WASHINGTON, D.C. — Republicans in the Senate ignored the complaints of their Democrat counterparts on Thursday by evoking the so called “nuclear option” to ensure confirmation of Supreme Court nominee Judge Neil Gorsuch.
The move to do so came after Democrats initially blocked Gorsuch’s next steps toward confirmation in a filibuster earlier in the day.
Although four Democrats, Sens. Michael Bennet, (D)-Colo.; Heidi Heitkamp, (D)-N.D.; Joe Donnelly, (D)-Ind.; and Joe Manchin, (D)-W.Va. broke rank and voted to confirm Gorsuch, Republicans still fell short of the 60 votes needed to proceed.
Saying he must do so “for the sake of our country,” Senate majority Leader Mitch McConnell said going nuclear (overriding Senate rules so that the president’s nominee could move toward final confirmation with a simple majority of just 51 votes) was necessary in order to “restore norms” move forward after what he called an “unprecedented” Democratic filibuster.
“This is the latest escalation in the left’s never-ending judicial war, the most audacious yet and it can not and will not stand. There cannot be two sets of standards, one for the nominees of a Democratic president and another for the nominees of a Republican president,” said McConnell. “Few outside New York or San Francisco believe Ruth Bader Ginsburg is in the mainstream, but Neil Gorsuch is not.”
“This will be the first and the last partisan filibuster of the Supreme Court nomination,” he added.
Democrats, angry that Merrick Garland, former president Barack Obama’s pick to replace Supreme Court Justice Antonin Scalia after Scalia’s death in 2016, was not given a hearing due to the then president’s outgoing status, were quick to criticize the move.
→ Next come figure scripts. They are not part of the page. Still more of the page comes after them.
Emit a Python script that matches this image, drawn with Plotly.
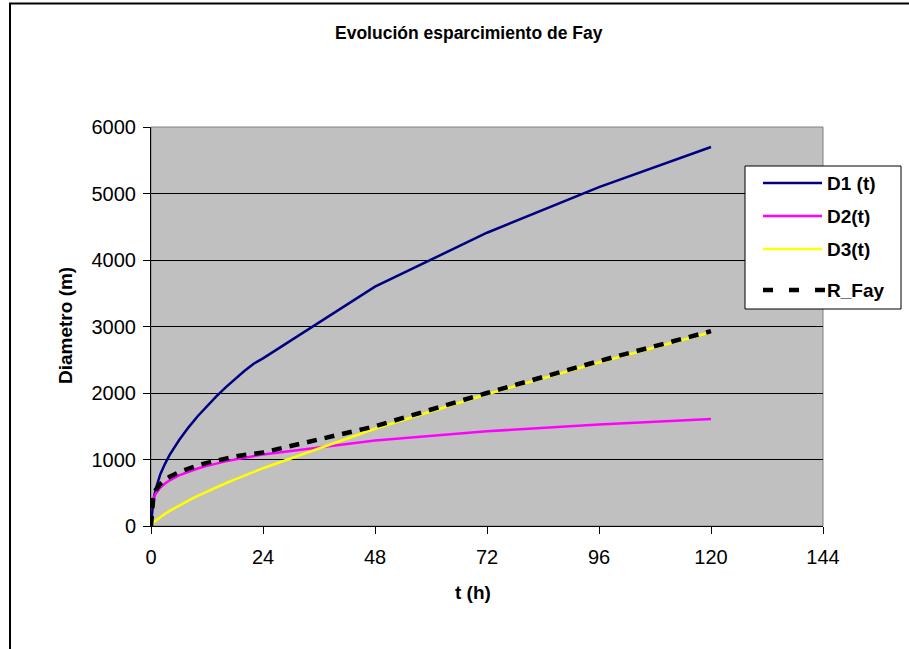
import plotly.graph_objects as go

# Time (hours) and spreading diameters (m)
t_h = [0, 0.25, 0.5, 1, 2, 3, 4, 6, 8, 10, 12, 14, 16, 18, 20, 22, 24, 48, 72, 96, 120]
d1 = [0, 270, 390, 550, 780, 935, 1070, 1290, 1480, 1650, 1805, 1950, 2085, 2210, 2330, 2440, 2520, 3600, 4410, 5095, 5700]
d2 = [None, 344, 409, 486, 578, 640, 687, 761, 817, 864, 904, 941, 972, 1001, 1028, 1053, 1076, 1285, 1425, 1525, 1610]
d3 = [0, 28, 48, 80, 135, 183, 227, 308, 382, 452, 518, 581, 643, 701, 759, 814, 869, 1462, 1982, 2459, 2914]
r_fay = [0, 370, 440, 540, 630, 690, 740, 810, 865, 910, 950, 985, 1015, 1045, 1068, 1088, 1105, 1500, 2000, 2480, 2930]

x_ticks = [0, 24, 48, 72, 96, 120, 144]
y_ticks = [0, 1000, 2000, 3000, 4000, 5000, 6000]

series_names = ["D1 (t)", "D2(t)", "D3(t)", "R_Fay"]
series_colors = ["#000080", "#FF00FF", "#FFFF00", "#000000"]

FONT = "Liberation Sans, Arial, sans-serif"

fig = go.Figure()
for name, vals, color in zip(series_names[:3], [d1, d2, d3], series_colors[:3]):
    fig.add_trace(go.Scatter(x=t_h, y=vals, mode="lines", name=name,
                             line=dict(color=color, width=2.5), showlegend=False))
fig.add_trace(go.Scatter(x=t_h, y=r_fay, mode="lines", name=series_names[3],
                         line=dict(color="#000000", width=4.5, dash="10px,8px"),
                         showlegend=False))

# plot-area geometry in pixels (used to place decorations in paper coordinates)
L, R, T, B = 151, 823, 127, 526
W, H = R - L, B - T


def px(xp):
    return (xp - L) / W


def py(yp):
    return (B - yp) / H


shapes = [
    # outer chart frame
    dict(type="rect", xref="paper", yref="paper", x0=px(10), y0=py(3.5), x1=px(1200), y1=py(900),
         line=dict(color="#000000", width=2), fillcolor="rgba(0,0,0,0)", layer="below"),
    # plot-area frame (top/right gray)
    dict(type="rect", xref="paper", yref="paper", x0=0, y0=0, x1=1, y1=1,
         line=dict(color="#808080", width=1), fillcolor="rgba(0,0,0,0)", layer="below"),
]

# legend box
lx0, ly0, lx1, ly1 = 745, 166, 901, 309
shapes.append(dict(type="rect", xref="paper", yref="paper", x0=px(lx0), y0=py(ly0), x1=px(lx1), y1=py(ly1),
                   line=dict(color="#000000", width=1), fillcolor="#FFFFFF"))
row_y = [183, 216, 249, 290]
annotations = []
for i, (name, color) in enumerate(zip(series_names, series_colors)):
    yy = row_y[i]
    if name == "R_Fay":
        shapes.append(dict(type="line", xref="paper", yref="paper", x0=px(763), x1=px(826),
                           y0=py(yy), y1=py(yy),
                           line=dict(color=color, width=4.5, dash="10px,16px")))
    else:
        shapes.append(dict(type="line", xref="paper", yref="paper", x0=px(763), x1=px(822),
                           y0=py(yy), y1=py(yy), line=dict(color=color, width=2.5)))
    annotations.append(dict(xref="paper", yref="paper", x=px(825), y=py(yy), text=f"<b>{name}</b>",
                            showarrow=False, xanchor="left", yanchor="middle",
                            font=dict(family=FONT, size=19, color="#000000")))

annotations += [
    dict(xref="paper", yref="paper", x=px(469), y=py(33), text="<b>Evolución esparcimiento de Fay</b>",
         showarrow=False, xanchor="center", yanchor="middle",
         font=dict(family=FONT, size=17.5, color="#000000")),
    dict(xref="paper", yref="paper", x=px(473), y=py(592), text="<b>t (h)</b>",
         showarrow=False, xanchor="center", yanchor="middle",
         font=dict(family=FONT, size=19, color="#000000")),
    dict(xref="paper", yref="paper", x=px(65), y=py(326), text="<b>Diametro (m)</b>", textangle=-90,
         showarrow=False, xanchor="center", yanchor="middle",
         font=dict(family=FONT, size=19, color="#000000")),
]

fig.update_layout(
    width=909, height=649,
    margin=dict(l=L, r=909 - R, t=T, b=649 - B, pad=0),
    paper_bgcolor="#FFFFFF", plot_bgcolor="#C0C0C0",
    font=dict(family=FONT, size=20, color="#000000"),
    shapes=shapes, annotations=annotations,
    showlegend=False,
)
fig.update_xaxes(range=[0, 144], tickvals=x_ticks, ticktext=[str(v) for v in x_ticks],
                 showgrid=False, zeroline=False, showline=True, linecolor="#000000", linewidth=1,
                 ticks="outside", ticklen=7, tickcolor="#000000", tickfont=dict(size=20),
                 ticklabelstandoff=6)
fig.update_yaxes(range=[0, 6000], tickvals=y_ticks, ticktext=[str(v) for v in y_ticks],
                 showgrid=True, gridcolor="#000000", gridwidth=1, zeroline=False,
                 showline=True, linecolor="#000000", linewidth=1,
                 ticks="outside", ticklen=7, tickcolor="#000000", tickfont=dict(size=20),
                 ticklabelstandoff=3)

fig.write_html("out.html")
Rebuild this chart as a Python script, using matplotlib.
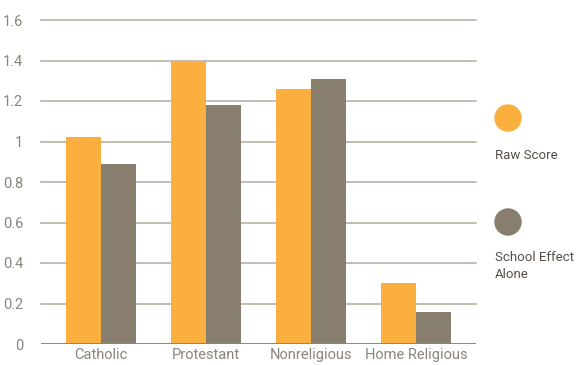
import numpy as np
import matplotlib.pyplot as plt
from matplotlib.patches import Ellipse

categories = ["Catholic", "Protestant", "Nonreligious", "Home Religious"]
raw_score = [1.02, 1.40, 1.26, 0.30]
school_effect = [0.89, 1.18, 1.31, 0.16]
series_names = ["Raw Score", "School Effect\nAlone"]
yticks = [0, 0.2, 0.4, 0.6, 0.8, 1, 1.2, 1.4, 1.6]
ytick_labels = ["0", "0.2", "0.4", "0.6", "0.8", "1", "1.2", "1.4", "1.6"]

ORANGE = "#FBAF3F"
TAUPE = "#877E6D"
GRID = "#B8B0A6"
TEXT = "#8A857D"

plt.rcParams['font.family'] = ['Roboto', 'DejaVu Sans']


def main():
    fig = plt.figure(figsize=(5.78, 3.65), dpi=100)
    ax = fig.add_axes([41 / 578, 21 / 365, 435 / 578, 324 / 365])

    x = np.arange(len(categories))
    w = 1 / 3
    ax.bar(x - w / 2, raw_score, w, color=ORANGE, zorder=3)
    ax.bar(x + w / 2, school_effect, w, color=TAUPE, zorder=3)

    ax.set_xlim(-0.571, 3.571)
    ax.set_ylim(0, 1.6)
    ax.set_yticks(yticks)
    ax.set_yticklabels(ytick_labels)
    ax.set_xticks(x)
    ax.set_xticklabels(categories)
    ax.tick_params(length=0, labelsize=10.5, labelcolor=TEXT)
    ax.tick_params(axis='y', pad=13)
    ax.tick_params(axis='x', pad=3)

    for t in yticks[1:]:
        ax.axhline(t, color=GRID, lw=1.2, zorder=1, clip_on=False)
    ax.axhline(0, color="#8F8676", lw=1.4, zorder=4)

    for s in ax.spines.values():
        s.set_visible(False)

    # legend: dot above the label
    colors = [ORANGE, TAUPE]
    dot_y = [1 - 118 / 365, 1 - 222 / 365]
    txt_y = [1 - 149 / 365, 1 - 251 / 365]
    for c, name, dy, ty in zip(colors, series_names, dot_y, txt_y):
        fig.patches.append(Ellipse((508 / 578, dy), 26 / 578, 26 / 365, color=c,
                                   transform=fig.transFigure, figure=fig))
        fig.text(495 / 578, ty, name, fontsize=9.5, color="#55504A",
                 va="top", ha="left", linespacing=1.35)

    fig.savefig("out.png", dpi=100)


if __name__ == '__main__':
    main()
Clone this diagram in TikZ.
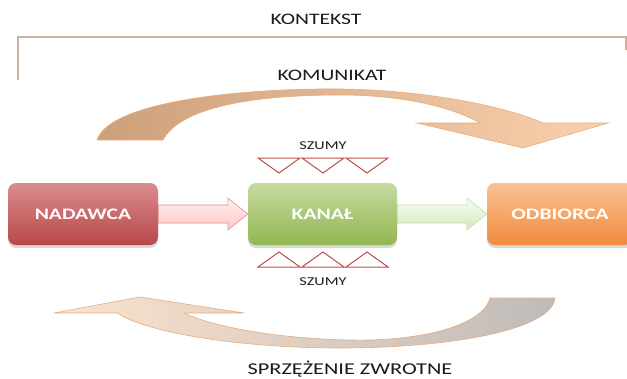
\documentclass[tikz,border=0pt]{standalone}
\usepackage{fontspec}
\setmainfont{Carlito}[FakeStretch=1.35]
\usetikzlibrary{calc,shadows}
\definecolor{redtop}{RGB}{219,140,143}
\definecolor{redbot}{RGB}{184,72,72}
\definecolor{greentop}{RGB}{198,218,160}
\definecolor{greenbot}{RGB}{145,183,80}
\definecolor{orangetop}{RGB}{251,194,146}
\definecolor{orangebot}{RGB}{240,138,62}
\definecolor{tanc}{RGB}{205,160,124}
\definecolor{grayc}{RGB}{212,208,206}
\definecolor{peachc}{RGB}{251,208,172}
\definecolor{peachlight}{RGB}{252,226,204}
\definecolor{edgec}{RGB}{233,172,124}
\definecolor{framec}{RGB}{208,176,160}
\definecolor{noisec}{RGB}{192,80,77}
\definecolor{txt}{RGB}{26,26,26}
\tikzset{
  box/.style={rounded corners=8pt, minimum height=62pt, text=white,
    font=\bfseries\fontsize{16}{18}\selectfont,
    drop shadow={shadow xshift=0pt, shadow yshift=-3pt, opacity=0.3}},
  label/.style={text=txt, inner sep=0pt},
  flowA/.style={top color=red!6, bottom color=red!22!white, draw=redtop, line width=0.6pt},
  flowB/.style={top color=green!4!white, bottom color=greentop!70!white, draw=greentop, line width=0.6pt},
  noise/.style={draw=noisec, fill=white, line width=1pt, line join=miter},
  bigarrow/.style={draw=edgec, line width=0.6pt}
}
\begin{document}
\begin{tikzpicture}[x=1pt,y=-1pt]
\useasboundingbox (0,0) rectangle (627,378);
\fill[white] (0,0) rectangle (627,378);

% context frame
\draw[framec, line width=1.2pt] (18,80) -- (18,37) -- (626,37) -- (626,50);
\node[label, font=\fontsize{16}{18}\selectfont] (kontekst) at (316,19) {KONTEKST};
\node[label, font=\fontsize{16}{18}\selectfont] (komunikat) at (332,75) {KOMUNIKAT};

% top curved arrow
\shade[bigarrow, left color=tanc, middle color=grayc, right color=peachc]
  (97,140) .. controls (110,100) and (250,88) .. (340,89)
  .. controls (430,90) and (510,108) .. (543,123) -- (608,123) -- (523,148)
  -- (417,123) -- (480,123) .. controls (450,106) and (400,95) .. (340,95)
  .. controls (250,95) and (180,108) .. (163,140) -- cycle;

% bottom curved arrow
\shade[bigarrow, left color=peachlight, middle color=peachc!85!tanc, right color=grayc!90!black]
  (490,298) -- (555,298) .. controls (552,330) and (450,348) .. (340,348)
  .. controls (230,348) and (140,330) .. (118,313) -- (54,313) -- (140,297)
  -- (244,313) -- (184,313) .. controls (220,330) and (300,341) .. (370,340)
  .. controls (440,338) and (485,320) .. (490,298) -- cycle;

% boxes
\node[box, minimum width=150pt, top color=redtop, bottom color=redbot] (nad) at (83,214) {NADAWCA};
\node[box, minimum width=149pt, top color=greentop, bottom color=greenbot] (kan) at (322.5,214) {KANAŁ};
\node[box, minimum width=146pt, top color=orangetop, bottom color=orangebot] (odb) at (560,214) {ODBIORCA};

% straight arrows
\path[flowA] ($(nad.east)+(0,-9)$) -- ($(kan.west)+(-20,-9)$) -- ($(kan.west)+(-20,-16)$)
  -- (kan.west) -- ($(kan.west)+(-20,16)$) -- ($(kan.west)+(-20,9)$) -- ($(nad.east)+(0,9)$) -- cycle;
\path[flowB] ($(kan.east)+(0,-9)$) -- ($(odb.west)+(-20,-9)$) -- ($(odb.west)+(-20,-16)$)
  -- (odb.west) -- ($(odb.west)+(-20,16)$) -- ($(odb.west)+(-20,9)$) -- ($(kan.east)+(0,9)$) -- cycle;

% noise
\node[label, font=\fontsize{12}{14}\selectfont] (szumyA) at (323,146) {SZUMY};
\node[label, font=\fontsize{12}{14}\selectfont] (szumyB) at (323,282) {SZUMY};
\foreach \a in {258,302,346}{
  \draw[noise] (\a,158) -- (\a+42,158) -- (\a+21,173) -- cycle;
  \draw[noise] (\a,267) -- (\a+42,267) -- (\a+21,252) -- cycle;
}

\node[label, font=\fontsize{16.5}{18}\selectfont] (sprz) at (350,369) {SPRZĘŻENIE ZWROTNE};
\end{tikzpicture}
\end{document}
“We believe what Republicans did to Merrick Garland was worse than a filibuster,” said Senate Minority Leader Chuck Schumer (D)-New York. “We will sadly point to today as a turning point in the history of the Senate and the Supreme Court,” said Minority Leader Chuck Schumer of New York said. “In 20 or 30 or 40 years, we will sadly point to today as a turning point in the history of the Senate and the Supreme Court, a day when we irrevocably moved further away from the principles our founders intended for these institutions: principles of bipartisanship, moderation and consensus.”
Shumer’s comments were echoed by Minority Whip Dick Durbin (D)-Illinois, who said “The nuclear option was used by Senator McConnell when he stopped Merrick Garland. What we’re facing today is the fallout.”
In the end, Republicans supported the nuclear decision, voting to eliminate the 60-vote requirement.
A final vote to confirm Gorsuch is expected on Friday.